Mai come quest’anno i governi di mezzo si sono riempiti la bocca con la parola “cybersecurity”, come se improvvisamente avessero scoperto che le tecnologie dell’informazione presentano dei rischi. A rifletterci bene, si potrebbe pensare che l’improvviso interesse dei politici sia stato destato da qualcosa che li abbia “punti nel vivo”. Come spesso accade in certe circostanze si finisce per avere ragione.
Il 2017, infatti, ha dimostrato come le elezioni possano essere manipolate attraverso la Rete. Per tutto l’anno si sono susseguiti i colpi di scena legati alle elezioni statunitensi vinte da Trump che hanno fatto emergere presunte violazioni dei sistemi di voto e una massiccia campagna di fake news perpetrata strumentalizzando i big del Web a partire da Facebook. In una storica audizione al Congresso, Mark Zuckenberg ha ammesso di avere diffuso post sponsorizzati riconducibili a centinaia di falsi account che avrebbero raggiunto 126 milioni di elettori. Di fronte a tanto un deputato ha dichiarato di essere sconvolto da un simile potere, anche se qualcuno ha poi affermato che era molto più sconcertante il fatto che se ne fosse accorto soltanto in quel momento.
Potrebbero bastare i guai informatici che hanno afflitto la più antica democrazia del mondo, ma arrivano le elezioni francesi e il futuro presidente Emmanuel Macron si trova a fronteggiare il furto e la successiva pubblicazione di decine di migliaia di email del suo staff. Il timore di manipolazioni elettorali sbarca così in Europa, e non a caso alla vigilia delle elezione tedesche il Chaos Computer Club di Amburgo, uno dei collettivi hacker più importanti del mondo, pubblica un report che spiega tre diverse vulnerabilità di PC-Wahl, il software utilizzato per strutturare e presentare i dati elettorali.

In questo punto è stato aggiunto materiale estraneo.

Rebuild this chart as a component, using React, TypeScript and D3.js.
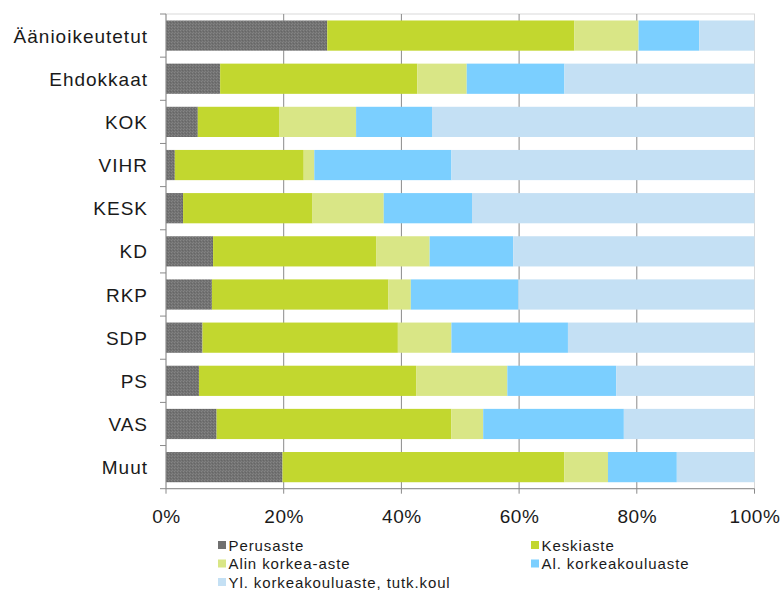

Nel frattempo, siamo alla fine di luglio, si svolge il Defcon di Las Vegas, una grande conferenza hacker. La manifestazione dedica un’intera area al tema della macchine elettorali e i ricercatori trasformano una voting machine, utilizzata fino al 2015 nelle elezioni americane, in un juke box in meno di novanta minuti. Non sono serviti nemmeno i tempi supplementari. Passano pochi giorni e anche i politici del Bel Paese si devono confrontare con un piccolo disastro informatico. La vittima è il Movimento Cinque Stelle che si ritrova due ospiti indesiderati all’interno di Rousseau, la sua piattaforma elettorale, uno dei quali dichiara di essere stato per anni illecitamente presente nel sistema. La storia si ripete uguale a se stessa in occasione della votazione per la scelta del candidato premier. Per chiudere in bellezza l’anno si palesa Andrea Stroppa, consulente in materia di Matteo Renzi, che dichiara di avere appurato che molte notizie, valutabili come fake, potessero essere associate ai siti di Matteo Salvini e del Movimento Cinque Stelle.
A questo punto sarebbe utile iniziare a capire cosa dobbiamo attenderci per il 2018. Di certo sappiamo che la politica ha compreso la potenza della Rete non soltanto come media di propaganda, ma anche come strumento di manipolazione. Possiamo immaginare come in un futuro molto prossimo ci troveremo alle prese con quello che potremmo definire il political information warfare, un nuovo campo di battaglia per la conquista del consenso in cui non esisterà più il vero e il falso, ma un’infinita varietà di sfumature di grigio. Saremo costretti a confrontarci con la vera natura di Internet, il primo media “non mediato”, dove chiunque può diffondere qualsiasi informazione, ma non solo: potrebbe anche non essere chi dice di essere.
Un media, Internet, in cui il vincolo della chiusura della propaganda un giorno prima delle votazioni suona ridicolo: infatti, se durante le prossime elezione italiane qualcuno continua a mandare messaggi elettorali dall’Uzbekistan chi mai potrebbe impedirglielo? La Rete è libera e ingovernabile e non saranno leggi contro le fake news e impedire a qualcuno di abusarne, come quelle penali non hanno fermato i crimini informatici. Per garantire alla politica un uso corretto di uno strumento tanto potente resta soltanto l’etica, e qui le cose si complicano.